→ Stated exercise
Carry none of the pictures over; set down the material below exactly.

→ Data block
↓↓↓

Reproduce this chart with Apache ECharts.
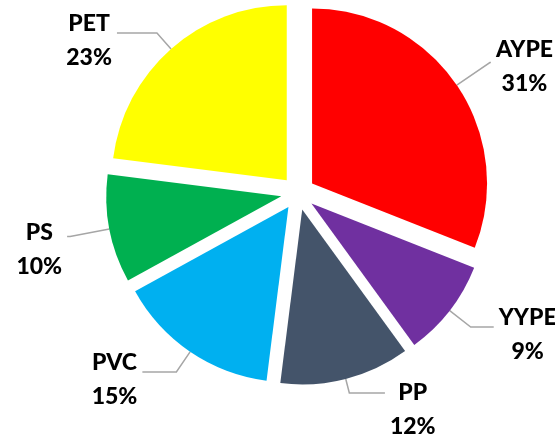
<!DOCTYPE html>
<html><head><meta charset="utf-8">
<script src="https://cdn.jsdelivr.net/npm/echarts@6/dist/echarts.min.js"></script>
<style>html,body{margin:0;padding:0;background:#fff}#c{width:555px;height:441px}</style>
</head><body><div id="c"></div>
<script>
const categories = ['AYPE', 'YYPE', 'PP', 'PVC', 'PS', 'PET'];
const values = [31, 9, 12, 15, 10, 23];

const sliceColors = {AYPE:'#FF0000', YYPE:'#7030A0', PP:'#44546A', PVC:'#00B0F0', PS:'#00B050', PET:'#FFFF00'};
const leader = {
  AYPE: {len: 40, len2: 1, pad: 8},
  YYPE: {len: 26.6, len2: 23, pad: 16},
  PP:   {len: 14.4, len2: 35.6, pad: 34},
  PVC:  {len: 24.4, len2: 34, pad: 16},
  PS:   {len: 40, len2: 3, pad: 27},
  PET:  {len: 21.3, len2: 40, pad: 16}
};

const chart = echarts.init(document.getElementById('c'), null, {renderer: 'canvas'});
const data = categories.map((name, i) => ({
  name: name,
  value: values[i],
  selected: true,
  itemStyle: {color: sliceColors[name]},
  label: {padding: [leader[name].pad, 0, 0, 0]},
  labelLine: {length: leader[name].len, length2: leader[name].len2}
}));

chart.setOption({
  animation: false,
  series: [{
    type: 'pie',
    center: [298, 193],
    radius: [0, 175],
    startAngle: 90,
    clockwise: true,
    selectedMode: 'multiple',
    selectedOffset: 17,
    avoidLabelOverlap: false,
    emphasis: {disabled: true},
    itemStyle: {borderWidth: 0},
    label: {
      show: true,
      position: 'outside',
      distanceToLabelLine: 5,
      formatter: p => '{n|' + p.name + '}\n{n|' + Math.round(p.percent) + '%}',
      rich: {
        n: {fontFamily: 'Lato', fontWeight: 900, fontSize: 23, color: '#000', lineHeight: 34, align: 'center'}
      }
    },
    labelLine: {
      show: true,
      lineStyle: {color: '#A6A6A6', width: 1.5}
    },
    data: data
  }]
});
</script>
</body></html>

↑↑↑

→ Correct output
Reproduce this chart with Apache ECharts.
<!DOCTYPE html>
<html><head><meta charset="utf-8">
<script src="https://cdn.jsdelivr.net/npm/echarts@6/dist/echarts.min.js"></script>
<style>html,body{margin:0;padding:0;background:#fff}#c{width:555px;height:441px}</style>
</head><body><div id="c"></div>
<script>
const categories = ['AYPE', 'YYPE', 'PP', 'PVC', 'PS', 'PET'];
const values = [31, 9, 12, 15, 10, 23];

const sliceColors = {AYPE:'#FF0000', YYPE:'#7030A0', PP:'#44546A', PVC:'#00B0F0', PS:'#00B050', PET:'#FFFF00'};
const leader = {
  AYPE: {len: 40, len2: 1, pad: 8},
  YYPE: {len: 26.6, len2: 23, pad: 16},
  PP:   {len: 14.4, len2: 35.6, pad: 34},
  PVC:  {len: 24.4, len2: 34, pad: 16},
  PS:   {len: 40, len2: 3, pad: 27},
  PET:  {len: 21.3, len2: 40, pad: 16}
};

const chart = echarts.init(document.getElementById('c'), null, {renderer: 'canvas'});
const data = categories.map((name, i) => ({
  name: name,
  value: values[i],
  selected: true,
  itemStyle: {color: sliceColors[name]},
  label: {padding: [leader[name].pad, 0, 0, 0]},
  labelLine: {length: leader[name].len, length2: leader[name].len2}
}));

chart.setOption({
  animation: false,
  series: [{
    type: 'pie',
    center: [298, 193],
    radius: [0, 175],
    startAngle: 90,
    clockwise: true,
    selectedMode: 'multiple',
    selectedOffset: 17,
    avoidLabelOverlap: false,
    emphasis: {disabled: true},
    itemStyle: {borderWidth: 0},
    label: {
      show: true,
      position: 'outside',
      distanceToLabelLine: 5,
      formatter: p => '{n|' + p.name + '}\n{n|' + Math.round(p.percent) + '%}',
      rich: {
        n: {fontFamily: 'Lato', fontWeight: 900, fontSize: 23, color: '#000', lineHeight: 34, align: 'center'}
      }
    },
    labelLine: {
      show: true,
      lineStyle: {color: '#A6A6A6', width: 1.5}
    },
    data: data
  }]
});
</script>
</body></html>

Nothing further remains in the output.